Is bullying a 20th century thing? Or say in the 1800s what were kids bullied for? Was it verbal or physical or both?
Yes. We have ample evidence from both education writing in the period, and from fiction about schooling, to believe that bullying was much the same in the 19th century as it is today. The epithets have changed but, social media notwithstanding, the method hasn't.
In Some Thoughts Concerning Education (1693) John Locke comments darkly on the social pressure that exists between boys at school, calling it a "hazard" to "innocence and virtue". Many of the education thinkers who came after him were critical of schooling on any scale large enough to prevent every child having a personal relationship with the teacher, in part from the fear that larger schools created a lawless space (when the children were not supervised) where they would bully each other, fight, steal etc. Ironically, the author, philosopher, and children's publisher William Godwin argued (in 1797's The Enquirer) that this space, away from the teacher's eye, was necessary to teach children how to socialise with peers.
Godwin depicts school (and college) bullying in two of his novels: Fleetwood (1805) and Mandeville (1817), although both novels are set in earlier times. In both cases, boys conspire to humiliate the individual who has not fallen in step with everyone else. Fleetwood's sadistic "puppet trial" (it needs to be read to be believed) leads to the outsider's suicide. In Mandeville it is the protagonist who believes he is being bullied, contributing to a lifelong paranoia.
The most famous literary bully of the 19th century though, is Flashman - the villain of Thomas Hughes' Tom Brown's School Days (1857). We have strong reasons to think that Hughes' novel is a fictionalised memoir of his (and his brother's) time at Rugby School in the 1830s. Flashman is referred to as a bully from his first appearance, and the truism about bullying being cowardly is repeated here too.
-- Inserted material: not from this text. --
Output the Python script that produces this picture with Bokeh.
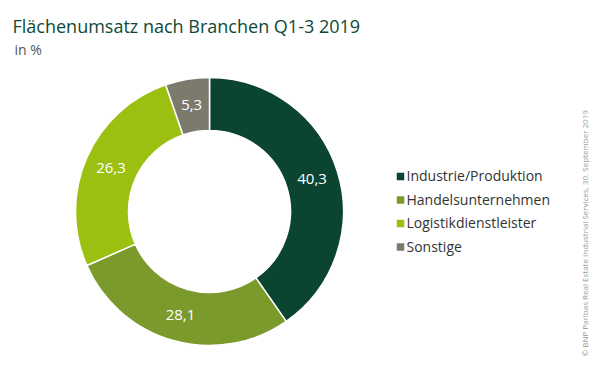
import math
from bokeh.plotting import figure
from bokeh.models import Range1d, Label, ColumnDataSource
from bokeh.core.properties import value
from bokeh.embed import file_html
from bokeh.resources import INLINE

# ---- data ----
categories = ["Industrie/Produktion", "Handelsunternehmen", "Logistikdienstleister", "Sonstige"]
values = [40.3, 28.1, 26.3, 5.3]
labels = ["40,3", "28,1", "26,3", "5,3"]
colors = ["#0b4532", "#7a9a2c", "#9bc012", "#7c796d"]

title_text = "Flächenumsatz nach Branchen Q1-3 2019"
subtitle_text = "in %"
source_text = "© BNP Paribas Real Estate Industrial Services, 30. September 2019"

W, H = 600, 381
FONT = "Open Sans"

p = figure(width=W, height=H, output_backend="svg", toolbar_location=None,
           x_range=Range1d(0, W), y_range=Range1d(0, H), min_border=0,
           outline_line_color=None, background_fill_color="white")
p.axis.visible = False
p.xgrid.visible = False
p.ygrid.visible = False

def px(x):
    return x

def py(y):
    return H - y

cx, cy = px(209), py(211)
r_out, r_in = 134, 81

total = sum(values)
starts, ends, lx, ly = [], [], [], []
cum = 0.0
for v in values:
    a0 = math.pi / 2 - 2 * math.pi * cum / total
    a1 = math.pi / 2 - 2 * math.pi * (cum + v) / total
    starts.append(a0)
    ends.append(a1)
    mid = (a0 + a1) / 2
    rm = (r_out + r_in) / 2
    lx.append(cx + rm * math.cos(mid))
    ly.append(cy + rm * math.sin(mid))
    cum += v

src = ColumnDataSource(dict(cat=categories, val=values, lab=labels, color=colors,
                            start=starts, end=ends, lx=lx, ly=ly))

p.annular_wedge(x=cx, y=cy, inner_radius=r_in, outer_radius=r_out,
                inner_radius_units="screen", outer_radius_units="screen",
                start_angle="start", end_angle="end", direction="clock",
                fill_color="color", line_color="white", line_width=1.5, source=src)

p.text(x="lx", y="ly", text="lab", source=src, text_color="white",
       text_font=value(FONT), text_font_size="15px",
       text_align="center", text_baseline="middle")

# legend
leg_x = px(400)
leg_y0 = py(176)
step = 23.5
leg_src = ColumnDataSource(dict(
    x=[leg_x] * len(categories),
    y=[leg_y0 - i * step for i in range(len(categories))],
    tx=[leg_x + 6] * len(categories),
    cat=categories, color=colors))
p.scatter(x="x", y="y", marker="square", size=7.5, fill_color="color",
          line_color=None, source=leg_src)
p.text(x="tx", y="y", text="cat", source=leg_src, text_color="#333333",
       text_font=value(FONT), text_font_size="14px",
       text_align="left", text_baseline="middle", y_offset=-1)

# title / subtitle
p.add_layout(Label(x=px(12), y=py(25), text=title_text, text_font=FONT,
                   text_font_size="18px", text_color="#0d4a34",
                   text_baseline="alphabetic", text_align="left"))
p.add_layout(Label(x=px(14), y=py(49), text=subtitle_text, text_font=FONT,
                   text_font_size="14px", text_color="#555555",
                   text_baseline="alphabetic", text_align="left"))

# source (vertical)
p.add_layout(Label(x=px(584), y=py(356), text=source_text, text_font=FONT,
                   text_font_size="8px", text_color="#9a9a9a", angle=math.pi / 2,
                   text_baseline="middle", text_align="left"))

open("out.html", "w").write(file_html(p, INLINE))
Flashman is an unsophisticated villain though, he mostly wants younger boys to act as his servants (a privilege only usually extended to the final year pupils) and uses physical violence to coerce them - he holds Tom up to the fire to be burned because he refuses him a ticket in a sweepstake. Hughes emphasises Tom's resilience and refusal to cave in to violence - Flashman is eventually expelled when he is caught drinking. The preface to Hughes' sixth edition included a letter from a school contemporary that refers to the "grief and misery" of bullying that destroys health and character for life.
How people viewed bullying changed gradually from the 18th century to the 19th, but there was a persistent debate between advocates of "toughening up" and those who regarded bullying as a moral danger. If you have access, you can read a survey of it in Katharine Kitteridge's paper here.
Most references to bullying seem to be discussions of physical terror, as in the case of Flashman, but both of Godwin's examples are elaborate psychological campaigns.